Personally, for what you get at the €15/month tier, I think it’s a fair deal if and only if your primary need is generation and concept drafting. The image and video output quality alone justifies the entry cost for creators who are still in the ideation phase. But if you’re expecting a tool that takes you from first draft to finished product, the price starts to feel less justified given how quickly you’ll hit the ceiling on the editing side.
Also read: Top 6 Free AI Video Generators
The Ideal LTX Studio User
I’d recommend LTX Studio for content creators, early-stage filmmakers, and marketers who need concept drafts quickly (30–60 seconds per generation) at a resolution and consistency level that works for client presentations or internal pitches and storyboards. Its image generation is accurate and intent-aware, its video output is stable and visually coherent, and the scene-level control it has goes beyond what most text-to-video tools provide at this price.

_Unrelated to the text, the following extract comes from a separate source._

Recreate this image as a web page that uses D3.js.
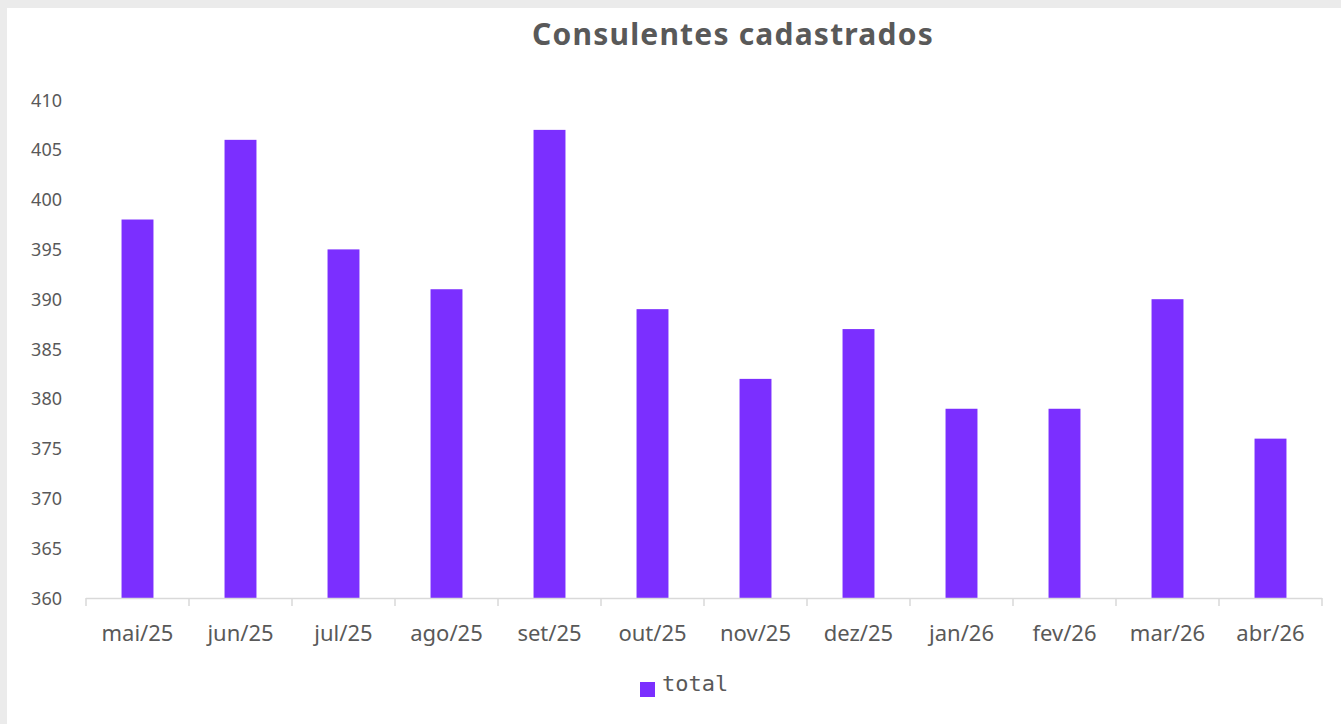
<!DOCTYPE html>
<html>
<head>
<meta charset="utf-8">
<script src="https://cdn.jsdelivr.net/npm/d3@7"></script>
<style>
  body { margin: 0; background: #ebebeb; }
  svg { display: block; }
</style>
</head>
<body>
<script>
// chart data
var months = ["mai/25", "jun/25", "jul/25", "ago/25", "set/25", "out/25",
              "nov/25", "dez/25", "jan/26", "fev/26", "mar/26", "abr/26"];
var totals = [398, 406, 395, 391, 407, 389, 382, 387, 379, 379, 390, 376];
var yTicks = [360, 365, 370, 375, 380, 385, 390, 395, 400, 405, 410];

var W = 1341, H = 724;
var BAR = "#7b2fff";
var TXT = "#595959";

var svg = d3.select("body").append("svg")
  .attr("width", W)
  .attr("height", H);

// white panel
svg.append("rect")
  .attr("x", 7).attr("y", 8)
  .attr("width", W - 7).attr("height", H - 8)
  .style("fill", "white");

// title
svg.append("text")
  .attr("x", 733).attr("y", 45)
  .attr("text-anchor", "middle")
  .style("font-family", "'Noto Sans', sans-serif")
  .style("font-weight", "bold")
  .style("font-size", "30px")
  .style("letter-spacing", "1.2px")
  .style("fill", TXT)
  .text("Consulentes cadastrados");

// scales
var x = d3.scaleBand().domain(months).range([86, 1322]).paddingInner(0.69).paddingOuter(0.345);
var y = d3.scaleLinear().domain([360, 410]).range([598, 100]);

// bars
svg.append("g").selectAll("rect")
  .data(totals)
  .enter().append("rect")
  .attr("x", function(d, i){ return x(months[i]); })
  .attr("y", function(d){ return y(d); })
  .attr("width", x.bandwidth())
  .attr("height", function(d){ return y(360) - y(d); })
  .style("fill", BAR);

// y labels (no axis line)
svg.append("g").selectAll("text")
  .data(yTicks)
  .enter().append("text")
  .attr("x", 62)
  .attr("y", function(d){ return y(d) + 6.5; })
  .attr("text-anchor", "end")
  .style("font-family", "'Noto Sans', sans-serif")
  .style("font-size", "18px")
  .style("fill", TXT)
  .text(function(d){ return d; });

// x axis line + boundary ticks
var step = x.step();
var xa = svg.append("g");
xa.append("line")
  .attr("x1", 86).attr("x2", 1322)
  .attr("y1", 598.5).attr("y2", 598.5)
  .style("stroke", "#d9d9d9").style("stroke-width", 1.5);
xa.selectAll(".tk")
  .data(d3.range(months.length + 1))
  .enter().append("line")
  .attr("class", "tk")
  .attr("x1", function(i){ return 86 + i * step; })
  .attr("x2", function(i){ return 86 + i * step; })
  .attr("y1", 598).attr("y2", 606)
  .style("stroke", "#d9d9d9").style("stroke-width", 1.5);

xa.selectAll(".lb")
  .data(months)
  .enter().append("text")
  .attr("class", "lb")
  .attr("x", function(d){ return x(d) + x.bandwidth() / 2; })
  .attr("y", 641)
  .attr("text-anchor", "middle")
  .style("font-family", "'Noto Sans', sans-serif")
  .style("font-size", "22px")
  .style("fill", TXT)
  .text(function(d){ return d; });

// legend
svg.append("rect")
  .attr("x", 640).attr("y", 682)
  .attr("width", 15).attr("height", 15)
  .style("fill", BAR);
svg.append("text")
  .attr("x", 662).attr("y", 691)
  .style("font-family", "'DejaVu Sans Mono', monospace")
  .style("font-size", "22px")
  .style("fill", TXT)
  .text("total");
</script>
</body>
</html>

That said, I wouldn’t recommend it yet as a standalone production tool. If you need professional-grade video editing, precise cuts, transitions, and layered effects, the editing suite is too bare-bones for serious post-production work. Think of LTX Studio as a strong starting point, not a finishing one.
FAQs
1. What Kind of Projects does LTX Studio Work On?
LTX Studio is designed for creating AI-generated videos, concept scenes, storyboards, short films, and visual drafts. It works well for creative projects, marketing content, social media clips, and early-stage film or animation ideas.
2. What makes LTX Studio Unique?
LTX Studio stands out for its shot-based workflow, strong scene control, fast iteration, and the ability to guide characters, camera movement, and story structure. It offers more directorial control than most text-to-video tools.
3. Is LTX Studio Safe to Use?
Yes, LTX Studio uses standard security practices and provides clear usage rights. As long as you follow its terms of service and avoid uploading sensitive data, it’s safe for typical creative work.
4. What Does the LTX Stand For?
“LTX” refers to Lightricks, the company behind the platform. It’s used as short-form branding for their advanced AI video creation tools.